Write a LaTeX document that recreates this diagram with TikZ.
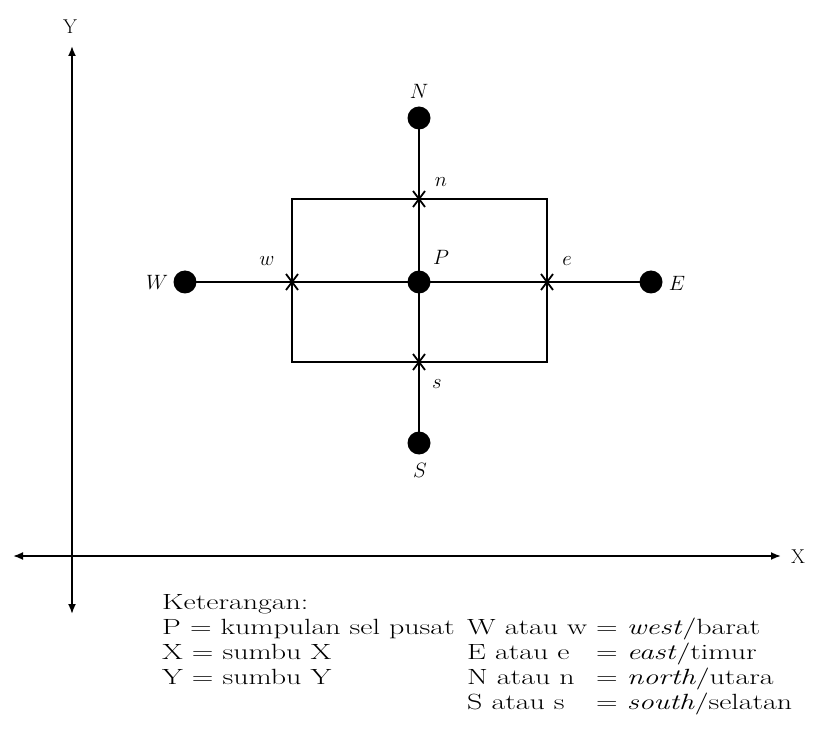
\documentclass[tikz,border=0pt]{standalone}
\usetikzlibrary{arrows.meta}
\begin{document}
\begin{tikzpicture}[x=1pt,y=-1pt,
  axis/.style={line width=1.8pt,{Latex[length=10pt,width=8pt]}-{Latex[length=10pt,width=8pt]}},
  dot/.style={circle,fill=black,inner sep=0pt,minimum size=23pt},
  lbl/.style={font=\fontsize{21}{22}\selectfont},
  axlbl/.style={font=\fontsize{20}{22}\selectfont},
  leg/.style={anchor=base west,inner sep=0pt,font=\fontsize{22}{25}\selectfont},
  crossmark/.style={line width=1.8pt},
  wire/.style={line width=2.5pt}]
\useasboundingbox (0,0) rectangle (815,754);
% axes
\coordinate (yT) at (72,46);
\coordinate (yB) at (72,614);
\coordinate (xL) at (13,556);
\coordinate (xR) at (781,556);
\draw[axis] (yB) -- (yT);
\draw[axis] (xL) -- (xR);
\node[axlbl] (ylab) at (70,27) {Y};
\node[axlbl] (xlab) at (798,557) {X};
% control volume
\node[draw,wire,minimum width=255pt,minimum height=163pt,inner sep=0pt] (cv) at (419.5,280.5) {};
% dots
\node[dot] (P) at (419,282) {};
\node[dot] (N) at (419,118) {};
\node[dot] (S) at (419,443) {};
\node[dot] (W) at (185,282) {};
\node[dot] (E) at (651,282) {};
\coordinate (cw) at (292,282);
\coordinate (ce) at (547,282);
\coordinate (cn) at (419,199);
\coordinate (cs) at (419,362);
\draw[wire] (W.center) -- (E.center);
\draw[wire] (N.center) -- (S.center);
% crosses
\foreach \c in {cw,ce,cn,cs}{
  \draw[crossmark] ([shift={(-6,-8)}]\c) -- ([shift={(6,8)}]\c);
  \draw[crossmark] ([shift={(6,-8)}]\c) -- ([shift={(-6,8)}]\c);
}
% labels
\node[lbl] (lN) at (419,91) {$N$};
\node[lbl] (lS) at (420,470) {$S$};
\node[lbl] (lW) at (157,282) {$W$};
\node[lbl] (lE) at (677,283) {$E$};
\node[lbl] (lP) at (441,257) {$P$};
\node[lbl] (ln) at (441,182) {$n$};
\node[lbl] (ls) at (437,384) {$s$};
\node[lbl] (lw) at (267,261) {$w$};
\node[lbl] (le) at (567,261) {$e$};
% legend
\node[leg] (legL) at (162,609) {\scalebox{1.36}[1]{\begin{tabular}[t]{@{}l@{}}
Keterangan:\\
P = kumpulan sel pusat\\
X = sumbu X\\
Y = sumbu Y
\end{tabular}}};
\node[leg] (legR) at (467,634) {\scalebox{1.36}[1]{\begin{tabular}[t]{@{}l@{\ }l@{}}
W atau w & = \textit{west}/barat\\
E atau e & = \textit{east}/timur\\
N atau n & = \textit{north}/utara\\
S atau s & = \textit{south}/selatan
\end{tabular}}};
\end{tikzpicture}
\end{document}
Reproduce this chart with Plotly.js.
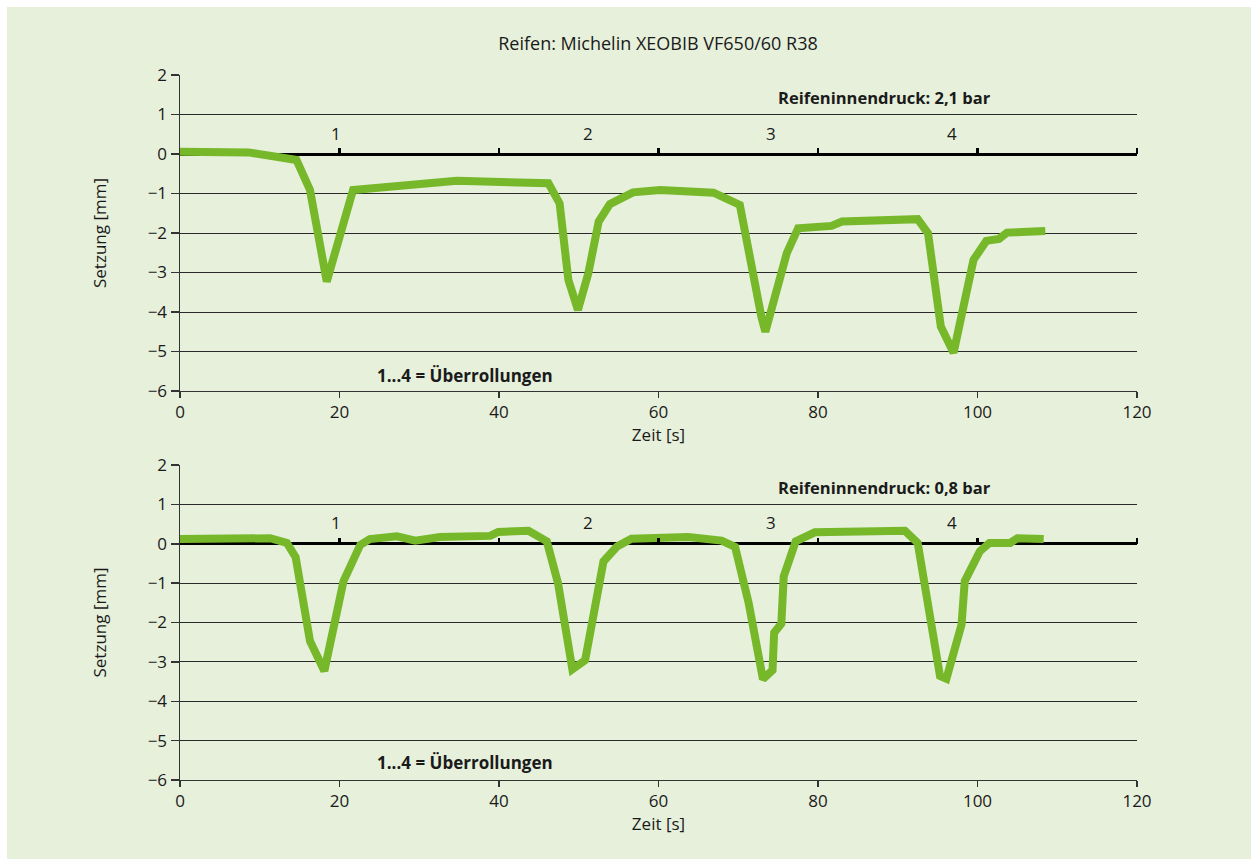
<!DOCTYPE html>
<html>
<head>
<meta charset="utf-8">
<script src="https://cdn.plot.ly/plotly-3.0.1.min.js"></script>
<style>
html,body{margin:0;padding:0;background:#ffffff;}
#chart{position:absolute;left:7px;top:7px;width:1244px;height:852px;}
</style>
</head>
<body>
<div id="chart"></div>
<script>
// Reifeninnendruck 2,1 bar
var timeHigh = [0, 8.6, 14.6, 16.3, 18.4, 21.7, 34.7, 40.1, 46.2, 47.6, 48.7, 49.9, 51.2, 52.5, 53.9, 56.8, 60.2, 66.9, 70.2, 72.9, 73.4, 76.1, 77.5, 81.7, 83.0, 92.5, 93.8, 95.4, 97.0, 99.5, 101.1, 102.7, 103.7, 108.5];
var settleHigh = [0.06, 0.04, -0.15, -0.91, -3.23, -0.91, -0.68, -0.70, -0.74, -1.25, -3.19, -3.95, -3.02, -1.71, -1.27, -0.97, -0.91, -0.98, -1.29, -4.12, -4.5, -2.5, -1.88, -1.82, -1.71, -1.65, -2.01, -4.37, -5.03, -2.68, -2.2, -2.15, -1.99, -1.95];
// Reifeninnendruck 0,8 bar
var timeLow = [0, 11.3, 13.4, 14.5, 16.3, 18.1, 20.5, 22.6, 23.8, 27.2, 29.5, 32.6, 38.9, 39.9, 43.7, 46.0, 47.4, 49.2, 50.8, 53.1, 54.8, 56.6, 63.7, 67.9, 69.6, 71.3, 73.1, 74.3, 74.5, 75.4, 75.7, 77.2, 79.6, 90.9, 92.5, 95.3, 96.1, 98.0, 98.4, 100.3, 101.5, 104.1, 105.0, 108.3];
var settleLow = [0.12, 0.14, 0.02, -0.34, -2.47, -3.23, -0.95, -0.03, 0.12, 0.19, 0.08, 0.17, 0.20, 0.30, 0.33, 0.06, -1.0, -3.19, -2.96, -0.45, -0.07, 0.13, 0.17, 0.08, -0.08, -1.5, -3.44, -3.21, -2.26, -2.03, -0.83, 0.06, 0.29, 0.33, 0.02, -3.36, -3.43, -2.05, -0.95, -0.19, 0.02, 0.02, 0.14, 0.12];
// Überrollungen labels
var passLabels = ['1', '2', '3', '4'];
var passX = [19.6, 51.2, 74.1, 96.8];
var passY = 0.53;
var pressureLabels = ['Reifeninnendruck: 2,1 bar', 'Reifeninnendruck: 0,8 bar'];
var noteText = '1...4 = Überrollungen';
var chartTitle = 'Reifen: Michelin XEOBIB VF650/60 R38';
var xTickVals = [0, 20, 40, 60, 80, 100, 120];
var zeroTickVals = [20, 40, 60, 80, 100, 120];
var yTickVals = [-6, -5, -4, -3, -2, -1, 0, 1, 2];

var FONT = 'Open Sans, Noto Sans, sans-serif';
var TXT = '#1a1a1a';
var GREEN = '#76b82a';
var BG = '#e6f0da';

var xd = [173/1244, 1130/1244];
var topDom = [1-384/852, 1-68/852];
var botDom = [1-773/852, 1-458/852];

function xAx(anchor) {
  return {
    domain: xd, range: [0, 120], anchor: anchor,
    tickvals: xTickVals, ticks: 'outside', ticklen: 6, tickwidth: 1.5, tickcolor: '#333',
    showline: true, linecolor: '#333', linewidth: 1,
    showgrid: false, zeroline: false,
    tickfont: {family: FONT, size: 17, color: TXT},
    title: {text: 'Zeit [s]', font: {family: FONT, size: 17, color: TXT}, standoff: 4},
    automargin: false, fixedrange: true
  };
}
function yAx(anchor, dom) {
  return {
    domain: dom, range: [-6, 2], anchor: anchor,
    tickvals: yTickVals, ticks: 'outside', ticklen: 8, tickwidth: 1.5, tickcolor: '#333',
    showline: true, linecolor: '#333', linewidth: 1.5,
    showgrid: true, gridcolor: '#2a2a2a', gridwidth: 1,
    zeroline: true, zerolinecolor: '#000', zerolinewidth: 3,
    tickfont: {family: FONT, size: 17, color: TXT},
    title: {text: 'Setzung [mm]', font: {family: FONT, size: 17, color: TXT}, standoff: 36},
    automargin: false, fixedrange: true
  };
}
function zeroAx(over, pos) {
  return {
    overlaying: over, anchor: 'free', position: pos, side: 'top',
    range: [0, 120], tickvals: zeroTickVals, ticks: 'outside', ticklen: 6, tickwidth: 2.5, tickcolor: '#000',
    showticklabels: false, showline: false, showgrid: false, zeroline: false, fixedrange: true
  };
}

var traces = [
  {x: timeHigh, y: settleHigh, xaxis: 'x', yaxis: 'y', mode: 'lines', line: {color: GREEN, width: 8}, hoverinfo: 'skip'},
  {x: timeLow, y: settleLow, xaxis: 'x2', yaxis: 'y2', mode: 'lines', line: {color: GREEN, width: 8}, hoverinfo: 'skip'}
];

var annotations = [];
[['x', 'y', 0], ['x2', 'y2', 1]].forEach(function (a) {
  passLabels.forEach(function (t, i) {
    annotations.push({xref: a[0], yref: a[1], x: passX[i], y: passY, text: t, showarrow: false,
      font: {family: FONT, size: 17, color: TXT}});
  });
  annotations.push({xref: a[0], yref: a[1], x: 101.9, y: 1.44, xanchor: 'right', text: '<b>' + pressureLabels[a[2]] + '</b>',
    showarrow: false, font: {family: FONT, size: 16.5, color: TXT}});
  annotations.push({xref: a[0], yref: a[1], x: 24.5, y: a[2] === 0 ? -5.6 : -5.56, xanchor: 'left', text: '<b>' + noteText + '</b>',
    showarrow: false, font: {family: FONT, size: 17, color: TXT}});
});

var layout = {
  width: 1244, height: 852,
  paper_bgcolor: BG, plot_bgcolor: BG,
  margin: {l: 0, r: 0, t: 0, b: 0},
  showlegend: false,
  title: {text: chartTitle, font: {family: FONT, size: 18, color: TXT}, x: 651/1244, xanchor: 'center', y: 1 - 37/852, yanchor: 'middle'},
  xaxis: xAx('y'),
  yaxis: yAx('x', topDom),
  xaxis2: xAx('y2'),
  yaxis2: yAx('x2', botDom),
  xaxis3: zeroAx('x', topDom[0] + 0.75 * (topDom[1] - topDom[0])),
  xaxis4: zeroAx('x2', botDom[0] + 0.75 * (botDom[1] - botDom[0])),
  annotations: annotations
};

// dummy traces to activate overlay axes
traces.push({x: [0], y: [null], xaxis: 'x3', yaxis: 'y', mode: 'lines', hoverinfo: 'skip'});
traces.push({x: [0], y: [null], xaxis: 'x4', yaxis: 'y2', mode: 'lines', hoverinfo: 'skip'});

Plotly.newPlot('chart', traces, layout, {displayModeBar: false, staticPlot: true});
</script>
</body>
</html>
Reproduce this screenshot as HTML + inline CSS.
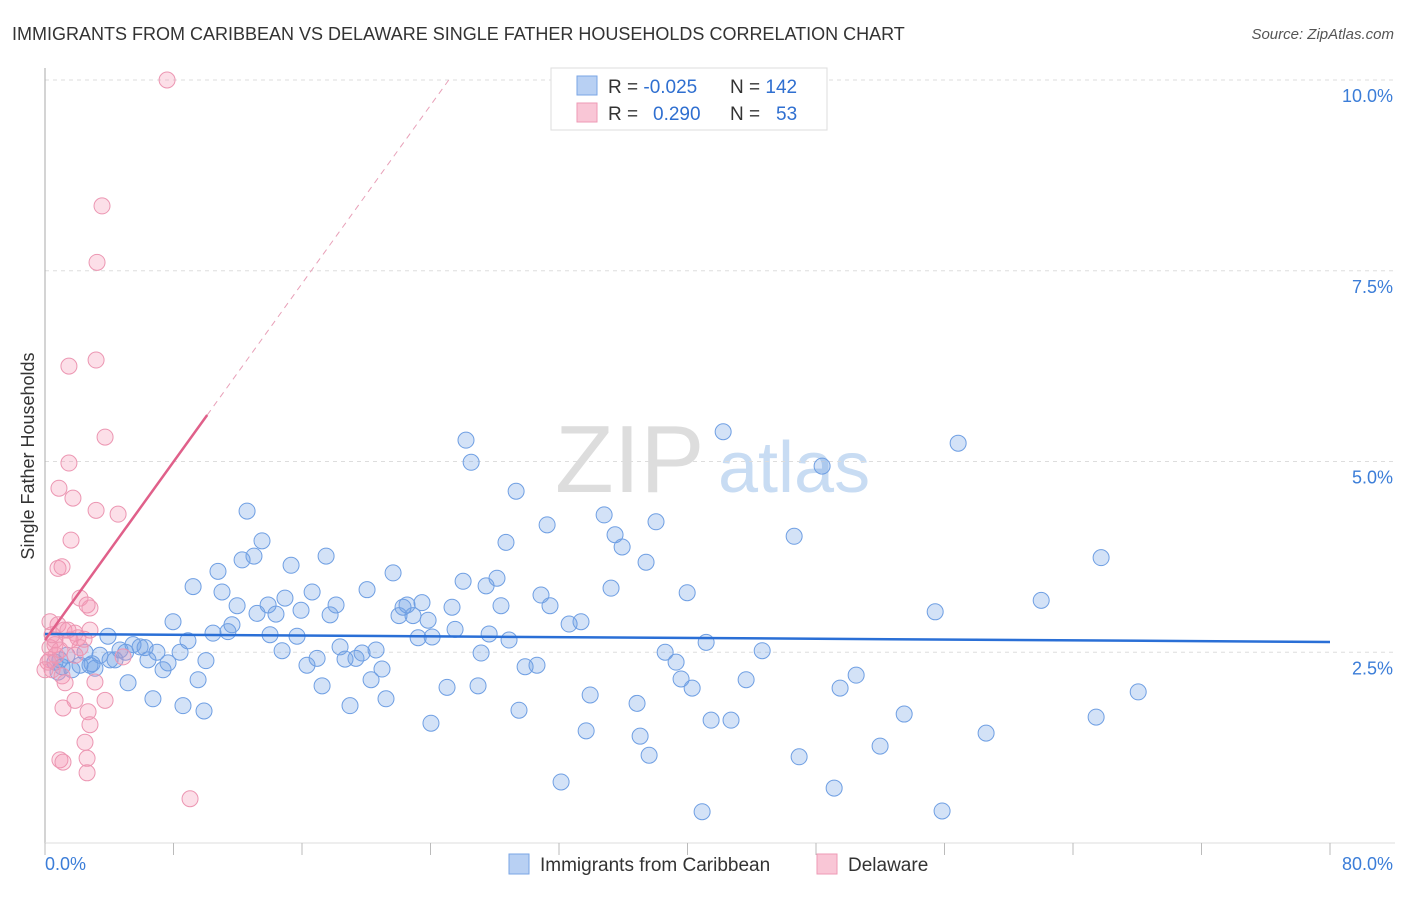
<!DOCTYPE html>
<html><head><meta charset="utf-8"><style>
body{margin:0;background:#fff;font-family:"Liberation Sans",sans-serif;}
svg text{font-family:"Liberation Sans",sans-serif;}
</style></head><body>
<svg id="chart" width="1406" height="892" viewBox="0 0 1406 892" xmlns="http://www.w3.org/2000/svg">
<text x="12" y="40" font-size="18" fill="#333">IMMIGRANTS FROM CARIBBEAN VS DELAWARE SINGLE FATHER HOUSEHOLDS CORRELATION CHART</text>
<text x="1394" y="39" font-size="15" fill="#555" text-anchor="end" font-style="italic">Source: ZipAtlas.com</text>
<text x="555" y="492" font-size="96" fill="#ddd" font-family="Liberation Serif">ZIP</text>
<text x="718" y="492" font-size="72" fill="#c8dcf3">atlas</text>
<g id="grid"></g>
<g id="axes"></g>
<g id="pts"></g>
<g id="lines"></g>
<text transform="translate(34,456) rotate(-90)" font-size="18" fill="#333" text-anchor="middle">Single Father Households</text>
<text x="45" y="870" font-size="18" fill="#3b7dd8">0.0%</text>
<text x="1393" y="870" font-size="18" fill="#3b7dd8" text-anchor="end">80.0%</text>
<g>
<rect x="551" y="68" width="276" height="62" fill="#fff" stroke="#ddd"/>
<rect x="577" y="76" width="20" height="19" fill="#b8d0f3" stroke="#7aa6e6"/>
<rect x="577" y="103" width="20" height="19" fill="#f9c6d6" stroke="#ee9ab5"/>
<text x="608" y="93" font-size="19" fill="#333">R = <tspan fill="#2f6fd0">-0.025</tspan></text>
<text x="730" y="93" font-size="19" fill="#333">N = <tspan fill="#2f6fd0">142</tspan></text>
<text x="608" y="120" font-size="19" fill="#333">R = <tspan fill="#2f6fd0" x="653">0.290</tspan></text>
<text x="730" y="120" font-size="19" fill="#333">N = <tspan fill="#2f6fd0" x="776">53</tspan></text>
</g>
<g>
<rect x="509" y="854" width="20" height="20" fill="#b8d0f3" stroke="#7aa6e6"/>
<text x="540" y="871" font-size="19" fill="#333">Immigrants from Caribbean</text>
<rect x="817" y="854" width="20" height="20" fill="#f9c6d6" stroke="#ee9ab5"/>
<text x="848" y="871" font-size="19" fill="#333">Delaware</text>
</g>
</svg>
<script>
const blueX=[3.92,5.02,5.92,6.23,6.97,7.66,8.41,8.90,10.02,10.46,11.39,9.53,5.17,6.72,8.59,9.90,7.97,9.22,10.77,11.02,11.96,12.27,12.58,13.01,13.51,11.64,13.20,14.01,13.89,14.38,14.94,15.32,15.69,14.76,15.94,16.63,16.31,16.94,17.25,17.50,17.75,18.12,18.37,18.68,18.99,19.36,19.74,20.05,20.30,20.61,20.98,21.23,21.67,22.04,22.29,22.54,22.91,23.23,23.47,23.85,24.10,24.03,25.03,25.34,25.53,26.03,26.21,26.53,26.96,27.15,27.46,27.65,28.14,28.39,28.89,29.33,29.51,28.70,29.89,30.63,30.88,31.26,31.44,32.13,32.63,33.37,33.69,33.94,34.81,35.24,35.49,35.93,36.86,37.05,37.42,37.61,38.04,38.61,39.29,39.60,39.98,40.29,40.91,41.16,41.47,42.22,42.71,43.65,44.65,46.64,46.95,48.38,49.13,49.50,50.50,51.99,53.49,55.42,55.85,56.85,58.59,62.02,65.44,65.75,68.06,1.06,1.68,2.18,2.80,3.11,3.42,4.05,4.36,0.93,0.62,1.37,2.49,2.93,4.67,5.48,6.41,7.35,0.81];
const blueY=[2.71,2.50,2.57,2.56,2.50,2.36,2.50,2.65,2.39,2.75,2.77,2.14,2.10,1.89,1.80,1.73,2.90,3.36,3.56,3.29,3.11,3.71,4.35,3.76,3.96,2.86,3.01,2.73,3.12,3.00,3.21,3.64,2.71,2.52,3.05,3.29,2.33,2.42,2.06,3.76,2.99,3.12,2.57,2.41,1.80,2.42,2.49,3.32,2.14,2.53,2.28,1.89,3.54,2.98,3.09,3.12,2.98,2.69,3.15,2.92,2.70,1.57,2.04,3.09,2.80,3.43,5.28,4.99,2.06,2.49,3.37,2.74,3.47,3.11,2.66,4.61,1.74,3.94,2.31,2.33,3.25,4.17,3.11,0.80,2.87,2.90,1.47,1.94,4.30,3.34,4.04,3.88,1.83,1.40,3.68,1.15,4.21,2.50,2.37,2.15,3.28,2.03,0.41,2.63,1.61,5.39,1.61,2.14,2.52,4.02,1.13,4.94,0.72,2.03,2.20,1.27,1.69,3.03,0.42,5.24,1.44,3.18,1.65,3.74,1.98,2.31,2.27,2.33,2.33,2.29,2.46,2.40,2.40,2.40,2.37,2.46,2.50,2.35,2.53,2.60,2.40,2.27,2.24];
const pinkX=[7.60,3.55,3.24,3.18,1.49,3.74,1.49,0.87,1.74,3.18,4.55,1.62,0.81,1.06,2.18,2.80,2.62,0.31,0.81,1.18,1.87,2.05,2.43,0.62,2.18,4.86,0.31,0.44,1.06,1.25,3.11,1.87,3.74,1.12,2.68,2.80,2.49,0.93,1.12,2.62,2.62,9.03,0.31,0.19,0.68,1.56,2.80,0.62,1.43,0.00,0.44,1.87,0.93];
const pinkY=[10.00,8.35,7.61,6.33,6.25,5.32,4.98,4.65,4.52,4.36,4.31,3.97,3.60,3.62,3.21,3.08,3.12,2.90,2.86,2.79,2.75,2.69,2.67,2.60,2.56,2.44,2.40,2.27,2.19,2.10,2.11,1.87,1.87,1.77,1.72,1.55,1.32,1.09,1.06,1.11,0.92,0.58,2.56,2.37,2.46,2.66,2.79,2.66,2.79,2.27,2.73,2.46,2.53];
const yTicks=[2.5,5.0,7.5,10.0];
const yTickLabels=["2.5%","5.0%","7.5%","10.0%"];
const xTicks=[0,8,16,24,32,40,48,56,64,72,80];
const blueTrend=[2.74,2.635];   // y at x=0 and x=80
const pinkTrend=[2.66,0.292];  // intercept, slope
const pinkSolidEnd=10.1;

const NS="http://www.w3.org/2000/svg";
const X0=45,X1=1330,Y0=843,YS=76.3;
const sx=v=>X0+v*(X1-X0)/80;
const sy=v=>Y0-v*YS;
function mk(tag,attrs,parent){const e=document.createElementNS(NS,tag);for(const k in attrs)e.setAttribute(k,attrs[k]);parent.appendChild(e);return e;}
const grid=document.getElementById('grid'),axes=document.getElementById('axes'),pts=document.getElementById('pts'),lines=document.getElementById('lines');
yTicks.forEach((t,i)=>{
  const l=mk('line',{x1:X0,x2:1395,y1:sy(t),y2:sy(t),stroke:'#ddd','stroke-dasharray':'4,4'},grid);
  
  
  const tx=mk('text',{x:1393,y:sy(t)+22,'font-size':18,fill:'#3b7dd8','text-anchor':'end'},grid);
  tx.textContent=yTickLabels[i];
  
  
});
const ya=mk('line',{x1:X0,x2:X0,y1:68,y2:Y0,stroke:'#aaa'},axes);


const xa=mk('line',{x1:X0,x2:1395,y1:Y0,y2:Y0,stroke:'#ddd'},axes);


xTicks.forEach(t=>{
  const l=mk('line',{x1:sx(t),x2:sx(t),y1:Y0,y2:Y0+12,stroke:'#bbb'},axes);
  
  
});
blueX.forEach((x,i)=>{
  const c=mk('circle',{cx:sx(x),cy:sy(blueY[i]),r:8,fill:'rgba(110,160,230,0.3)',stroke:'#6f9fe3','stroke-width':1},pts);
  
  
});
pinkX.forEach((x,i)=>{
  const c=mk('circle',{cx:sx(x),cy:sy(pinkY[i]),r:8,fill:'rgba(244,150,180,0.3)',stroke:'#ec96b2','stroke-width':1},pts);
  
  
});
const bl=mk('line',{x1:sx(0),y1:sy(blueTrend[0]),x2:sx(80),y2:sy(blueTrend[1]),stroke:'#2a6fd6','stroke-width':2.5},lines);


const pl=mk('line',{x1:sx(0),y1:sy(pinkTrend[0]),x2:sx(pinkSolidEnd),y2:sy(pinkTrend[0]+pinkTrend[1]*pinkSolidEnd),stroke:'#e0608a','stroke-width':2.5},lines);


const xEnd=(10.0-pinkTrend[0])/pinkTrend[1];
const pd=mk('line',{x1:sx(pinkSolidEnd),y1:sy(pinkTrend[0]+pinkTrend[1]*pinkSolidEnd),x2:sx(xEnd),y2:sy(10.0),stroke:'#e8a0b8','stroke-width':1,'stroke-dasharray':'6,5'},lines);


</script>
</body></html>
+++++
§ **WRITTEN EXERCISE**: Note each line of the entries that has "Reproduce" in it, and copy those lines.

§ **TASK SOLUTION**:
Reproduce this chart with Plotly.js.
Reproduce this screenshot as HTML + inline CSS.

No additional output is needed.